Defining the target audience for ronda was a helpful process because this assisted us in writing a screener, recruiting participants, creating personas and identifying tasks for testing.

User research help us to achieve a more accurate definition of our representative user, which is very useful to gather information from people to fill a gap in our knowledge.

We started formulating and answering the following questions below, so that we know what we need to learn during your research.

Objectives

These are the questions we are trying to answer:

  • Who are the people who share rides?
  • Who are the people who search rides?
  • Why people want to share rides?
  • Why people want to search rides?
  • What are the considerations to keep in mind when people are sharing a ride?
  • What are the considerations to keep in mind when people are looking for a ride?
  • How frequently do people share rides?
  • How frequently do people search rides?

Hypotheses

These are what we believe we already know and what are our team’s assumptions:

  • The most frequent users are students
  • The users want to save money traveling from one city to another

After answering the questions above we started gathering data through the method we’ve selected.

Method

This address how we plan to fill the gaps in our knowledge based on the time and people available:

  • Individual interviews

Screener

Recruiting our target audience for user research with screener questions is very useful.

We made a list in advance of the topics and questions that we wanted to covered with the pre-selected users to be sure that recruiting criteria reflect specific user characteristics.

  • Do you have a car?
  • What kind of car is?
  • How many times per month you are traveling out of town?
  • Do you travel alone or with others?
  • How much do you spend on a trip?

These questions will help determine which users are suitable candidates to participate in the research session.

Recruiting

Get representative users was an important component of our user research process because increase the validity of the test findings.

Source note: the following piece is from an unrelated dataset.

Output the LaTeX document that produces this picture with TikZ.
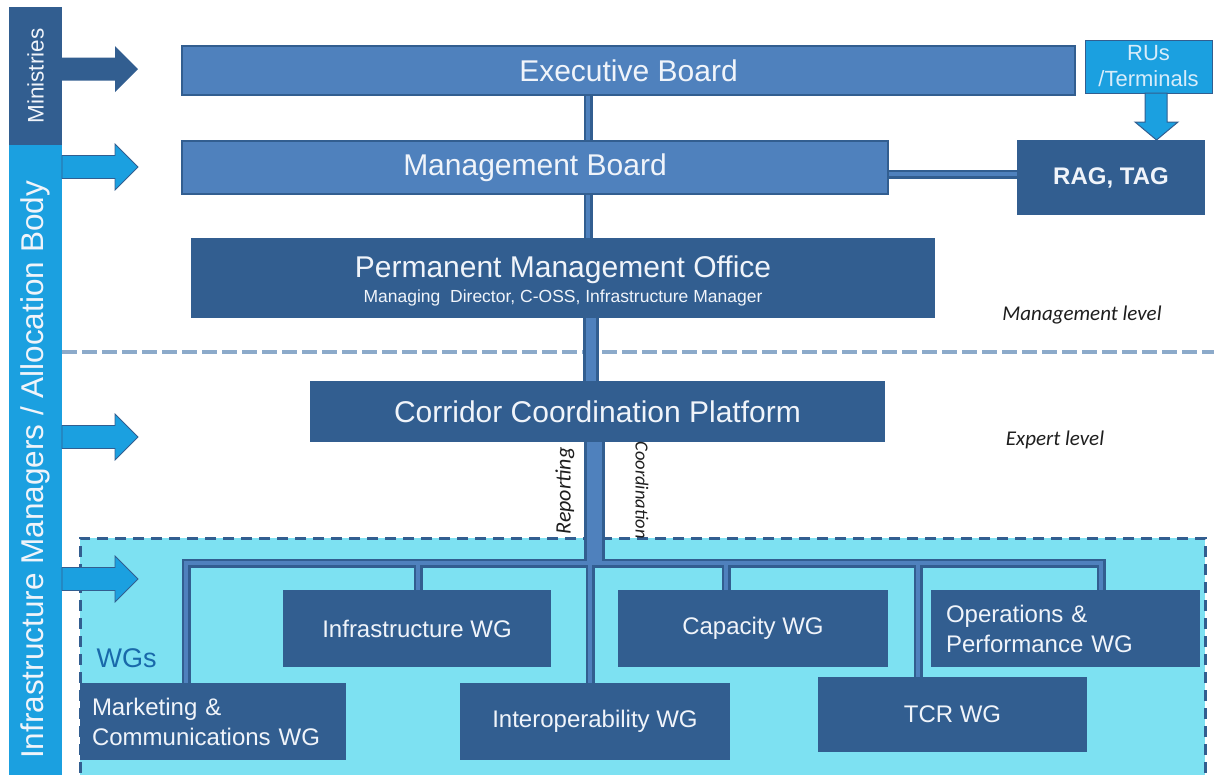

Collecting valid data during usability studies depends on recruiting the right participants, those who reflect the characteristics of the targeted users of a system.

Without the right participants, you will not get the data you need to make the best user-centered decisions for your system.

We give 10 free rides using Ronda to every participant as an incentive for attending to the session.

Conducting

All of the data we’ve collected throughout the individual interviews helped us to find fresh connections and patterns, which often lead to more powerful research findings.

One-on-one discussions with users show you how a particular user works and they enable you to get detailed information about a user’s attitudes, desires, and experiences.

We interviewed 12 participants to produce statistical significance in our study results.

Ideally, interviews take place at the start of the development cycle while you are developing or reviewing the objectives and goals of the site.

These interviews do not involve watching a user doing tasks, they are different from interviewing users in a usability test or conducting contextual interviews.

We conducted individual interviews face-to-face, an interviewer talked with one user for 30 minutes.

This method allow us to probe their attitudes, beliefs, desires, and experiences to get a deeper understanding of the users who will use the site.

Individual interviews resemble focus groups because they involve talking with users but they differ for because in individual interviews you:

– Talk to only one person at a time

– Have more time to discuss topics in detail

– Can give the interviewee your full attention and adjust your interviewing style to your interviewee’s needs

To conduct an Individual Interview, we need to consider:

– What we want to learn and then selecting representative participants to talk to

– Writing an interview protocol for the interviewer to follow. The protocol includes questions and probes to use for follow-up

– Hiring a skilled interviewer who knows how to make interviewees feel more comfortable, asks questions in a neutral manner, listens well, and knows when and how to probe for more details

– Getting permission to tape the sessions and have one or more note takers

After doing the user research we found out what are the main things that people want to do on the site and our next task during the design process is to make those things obvious and easy for the user.

What are the three main things your users want to do?

– Create rides easily and share it with friends in common

– Find rides easily with friends in common

– Save money

We wrote down all the research hypotheses on sticky notes, and cluster them to identify how they may be proved or disproved through different research methods.

On the left, we placed hypotheses related to who our users are, where they live and work, their goals, their needs and so forth.

On the right, we placed hypotheses that have to do with explicit functionality or design solutions we want to test with users.

In the center, we placed hypotheses related to the types of content or functionality that we think might be relevant to users.

Synthesize

In this part of the process we answer our research questions, and prove or disprove our hypotheses.

We make sense of the data we’ve gathered to discover what opportunities and implications exist for our design efforts.

Now our team have more confidence in the results, and when we will design the next feature of our site, we will take another spin through the research process to evaluate whether we got it right.

After the research effort is complete, we created a report to synthesize the results.

Takeaways

– User research help us to provide deeper context from the representative user so then we can design more effective solutions to their problems.

– After user research we can respond more effectively to their needs with informed and inspired design solutions.

User research also helps us to avoid our own biases, because we frequently have to create design solutions for people who aren’t like us.